Assim, enquanto para Sarmiento a solidão dos vastos espaços vazios, que colocam o homem em contato com a natureza, implica na ausência de respublica e favorece o despotismo e a barbárie, Frederick Jackson Turner revolucionava a historiografia norte-americana do período, propondo que era da free land das florestas que brotava a democracia. Ali onde Sarmiento encontrava um fator de dificuldade para os gaúchos organizarem-se como sociedade civil, Turner via a possibilidade de brotar um individualismo que era promotor da democracia. A fronteira, ponto de encontro entre a civilização e a wilderness, é para ele um espaço regenerador, traduzindo-se em renascimento e rejuvenescimento.
Explorando as construções do imaginário americano, Maria Ligia Prado analisa também neste ensaio, o diálogo travado entre os textos escritos e o repertório iconográfico, especialmente o da chamada Escola do Rio Hudson, cuja perspectiva sobre a natureza norte-americana era igualmente edulcoradora. Emergem daí cenários de paisagens intocadas, de uma natureza não-domesticada, que igualmente contribuíram para a elaboração da identidade nacional.
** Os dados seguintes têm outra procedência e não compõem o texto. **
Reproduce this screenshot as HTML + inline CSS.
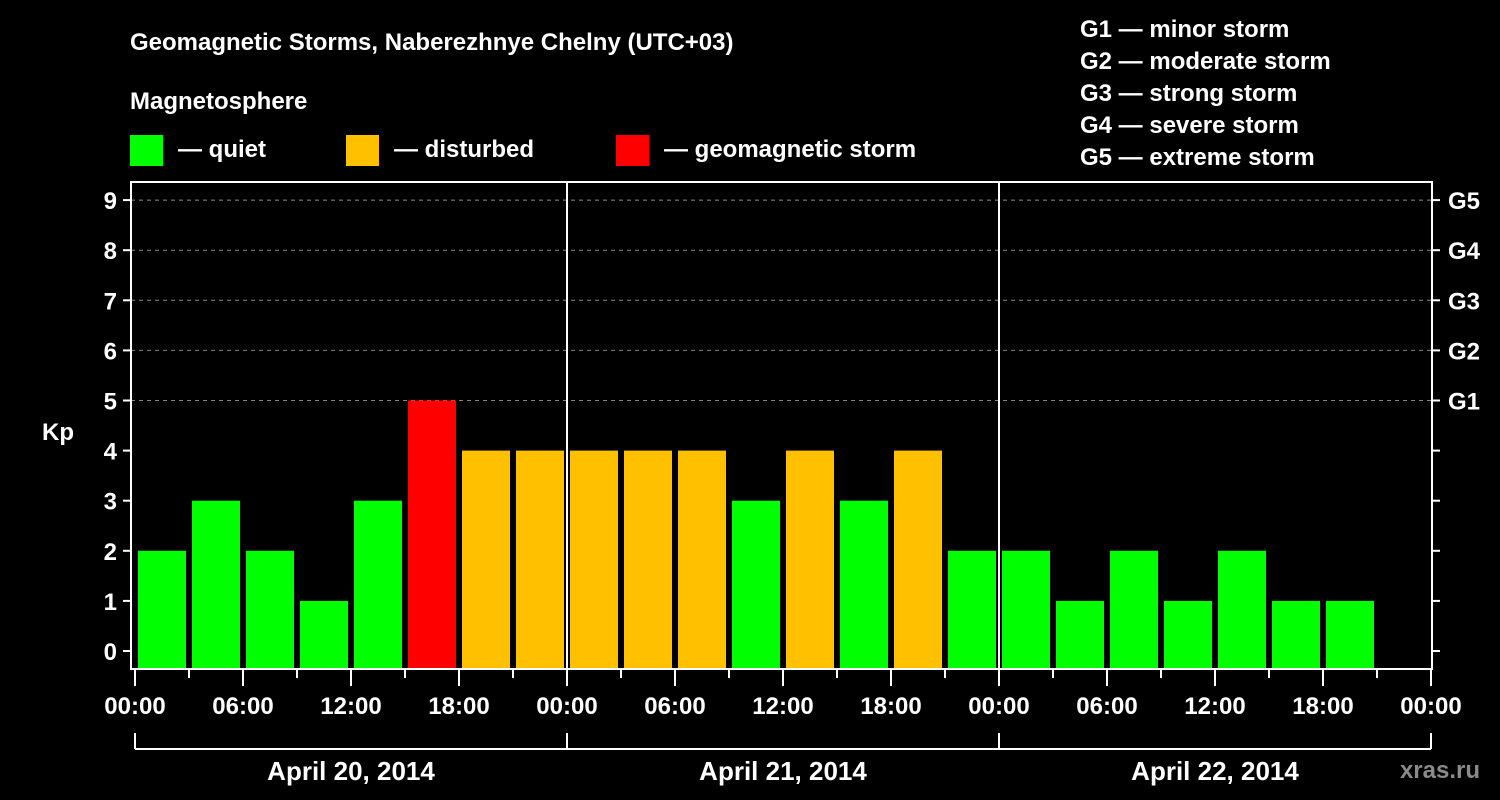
<!DOCTYPE html>
<html><head><meta charset="utf-8"><style>
body{margin:0;background:#000;width:1500px;height:800px;overflow:hidden}
svg{display:block}
text{font-family:"Liberation Sans",Arial,sans-serif;font-weight:bold;fill:#fff}
</style></head><body>
<svg id="c" width="1500" height="800" viewBox="0 0 1500 800">
<text x="130" y="50" font-size="24">Geomagnetic Storms, Naberezhnye Chelny (UTC+03)</text>
<text x="130" y="109" font-size="24">Magnetosphere</text>
<g><rect x="130" y="135" width="33" height="31" fill="#00ff00"/><text x="178" y="157" font-size="24">— quiet</text></g>
<g><rect x="346" y="135" width="33" height="31" fill="#ffc000"/><text x="394" y="157" font-size="24">— disturbed</text></g>
<g><rect x="616" y="135" width="33" height="31" fill="#ff0000"/><text x="664" y="157" font-size="24">— geomagnetic storm</text></g>
<g font-size="24">
<text x="1080" y="37">G1 — minor storm</text>
<text x="1080" y="69">G2 — moderate storm</text>
<text x="1080" y="101">G3 — strong storm</text>
<text x="1080" y="133">G4 — severe storm</text>
<text x="1080" y="165">G5 — extreme storm</text>
</g>
<text x="42" y="440" font-size="24">Kp</text>
<text x="1480" y="778" font-size="24" text-anchor="end" fill="#888" style="fill:#8a8a8a">xras.ru</text>
<g id="grid"></g><g id="bars"></g><g id="axes"></g>
</svg>
<script>
const kpValues=[2,3,2,1,3,5,4,4, 4,4,4,3,4,3,4,2, 2,1,2,1,2,1,1];
const yTicks=[0,1,2,3,4,5,6,7,8,9];
const gLabels=["G1","G2","G3","G4","G5"];
const xLabels=["00:00","06:00","12:00","18:00","00:00","06:00","12:00","18:00","00:00","06:00","12:00","18:00","00:00"];
const dayLabels=["April 20, 2014","April 21, 2014","April 22, 2014"];
const NS="http://www.w3.org/2000/svg";
const L=131,R=1432,T=182,B=669,X0=135,DAY=432;
const y=v=>651-50.1*v;
const x=h=>X0+h*DAY/24;
function mk(p,tag,a){const e=document.createElementNS(NS,tag);for(const k in a)e.setAttribute(k,a[k]);p.appendChild(e);return e;}
const grid=document.getElementById('grid'),bars=document.getElementById('bars'),axes=document.getElementById('axes');
for(let v=5;v<=9;v++){const l=mk(grid,'line',{x1:L,x2:R,y1:y(v),y2:y(v),stroke:'#888','stroke-dasharray':'4,4','stroke-width':1});

}
kpValues.forEach((v,i)=>{const c=v>=5?'#ff0000':v>=4?'#ffc000':'#00ff00';
const r=mk(bars,'rect',{x:x(i*3)+3,y:y(v),width:48,height:B-y(v),fill:c});

});
const f=mk(axes,'rect',{x:L,y:T,width:R-L,height:B-T,fill:'none',stroke:'#fff','stroke-width':2});


for(let d=1;d<3;d++){const l=mk(axes,'line',{x1:x(24*d),x2:x(24*d),y1:T,y2:B,stroke:'#fff','stroke-width':2});

}
yTicks.forEach(v=>{mk(axes,'line',{x1:L-8,x2:L,y1:y(v),y2:y(v),stroke:'#fff','stroke-width':2});
mk(axes,'line',{x1:R,x2:R+8,y1:y(v),y2:y(v),stroke:'#fff','stroke-width':2});
const t=mk(axes,'text',{x:L-14,y:y(v)+9,'font-size':24,'text-anchor':'end'});t.textContent=v;

});
gLabels.forEach((g,i)=>{const t=mk(axes,'text',{x:1448,y:y(5+i)+9,'font-size':24});t.textContent=g;

});
for(let k=0;k<=24;k++){const major=k%2==0;mk(axes,'line',{x1:x(k*3),x2:x(k*3),y1:B,y2:major?686:678,stroke:'#fff','stroke-width':2});}
xLabels.forEach((s,i)=>{const t=mk(axes,'text',{x:x(i*6),y:714,'font-size':24,'text-anchor':'middle'});t.textContent=s;

});
mk(axes,'line',{x1:x(0),x2:x(72),y1:749,y2:749,stroke:'#fff','stroke-width':2});
for(let d=0;d<=3;d++)mk(axes,'line',{x1:x(24*d),x2:x(24*d),y1:733,y2:749,stroke:'#fff','stroke-width':2});
dayLabels.forEach((s,i)=>{const t=mk(axes,'text',{x:x(24*i+12),y:780,'font-size':26,'text-anchor':'middle'});t.textContent=s;

});
</script>
</body></html>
Era, assevera, “uma arte nacionalista, que pretendia afirmar que a natureza atingira sua forma mais pura e elevada nos Estados Unidos”.
Com uma narrativa que consegue ser fluente sem fugir, em nenhum momento, do rigor científico e da erudição, nem incidir na simplificação dos conceitos, “AMÉRICA LATINA NO SÉCULO XIX. Tramas, Telas e Textos” é uma preciosa via de acesso a uma época particularmente importante do universo latino-americano. Expressão da maturidade intelectual de sua autora, a obra nasceu clássica e percurso obrigatório para todos que pretenderem entender este universo, em — nas palavras da autora — suas tramas, telas e textos.
Maria Cristina Bohn Martins – Universidade do Vale do Rio dos Sinos – UNISINOS, RS.